Slovenia’s Janez Brajkovic secured the biggest stage race win of his career on Sunday when he beat Spain’s Alberto Contador into second place at the Dauphine Criterium.
Brajkovic, who races for Lance Armstrong’s RadioShack team, finished the week-long race with a lead of 1 minute, 41 seconds on two-time Tour de France champion Contador.
The race was missing a host of star names who will be competing at the Tour de France on July 3 to July 25, but for Brajkovic the presence of two-time champion Contador was enough.
“Actually, I don’t care [who is here],” said the Slovenian, who is only beginning to display the kind of potential he showed when he won the world under-23 time trial title in 2004. “This is the Dauphine and whether there’s the world’s top 20 riders here or not makes no difference. To have raced against Contador and won is enough.
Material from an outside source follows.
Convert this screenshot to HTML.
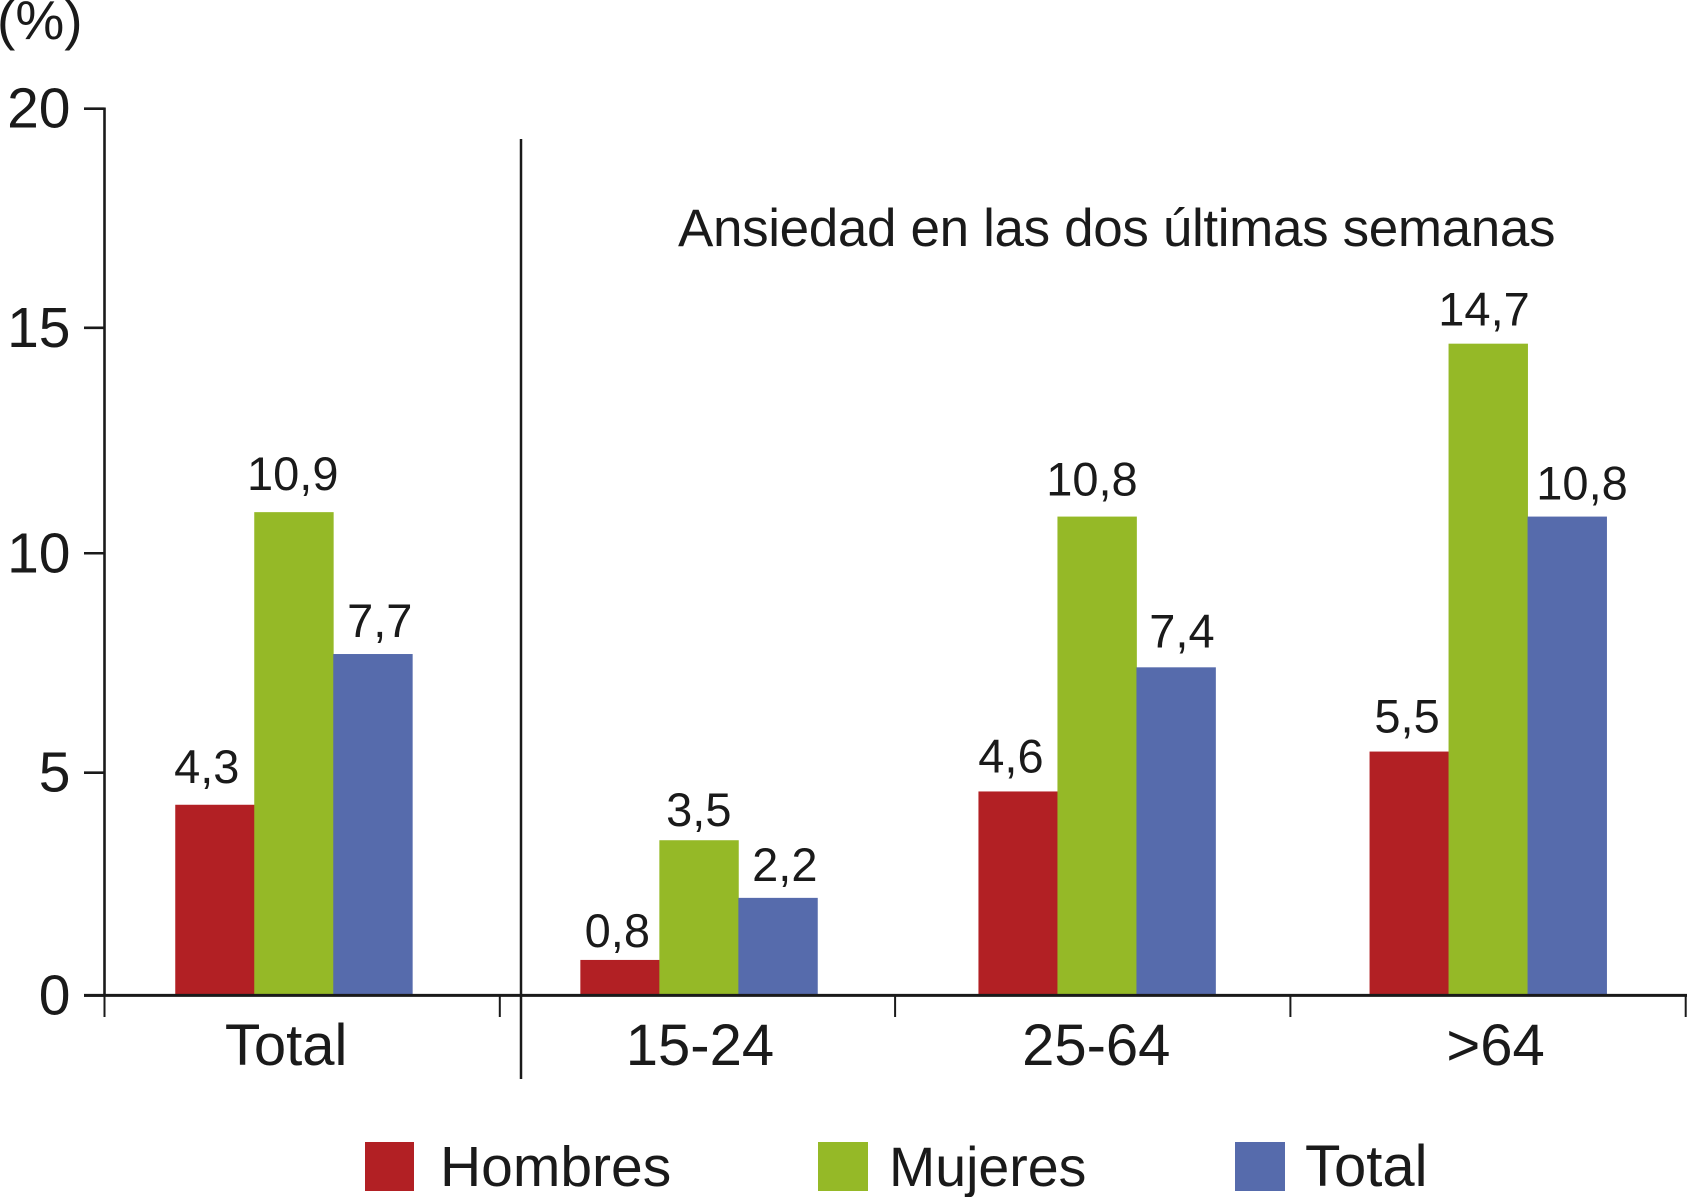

He’s the best rider in the world and although he is not on top form right now, he can win just about any race he wants to.”
Norwegian Edvald Boasson Hagen of Team Sky won the final stage held over 148km between Allevard-les-Bains and Sallanches after dominating a circuit on which French legend Bernard Hinault won the world title 30 years ago.
An eight-man breakaway formed as soon as Frenchman Samuel Dumoulin attacked at the 1km mark and they went on to build a lead of three and a half minutes inside the first 20km, but with several teams not represented at the front, Boasson Hagen helped drive the chasing peloton hard and as the leaders reached the 50km mark to begin the 11.2km climb over the category two Cote des Rafforts their lead had evaporated to just 40 seconds.
Eventually they were reeled in and a 17-man lead group came into Sallanches with a lead of just over 1 minute, 30 seconds, but with the steep 2.4km Domancy climb to negotiate five times on a wet and slippery circuit, they were far from safety.
An acceleration by Garmin’s David Millar with 39km remaining only served to prompt Boasson Hagen to counter, and when the Norwegian flew past it was game over for the big Scot.
Boasson Hagen was joined by four counterattackers, but on the approach to the final climb at Domancy he pulled away again, keeping a fast cadence despite the climb’s 9.2 percent average gradient to leave everyone in his wake.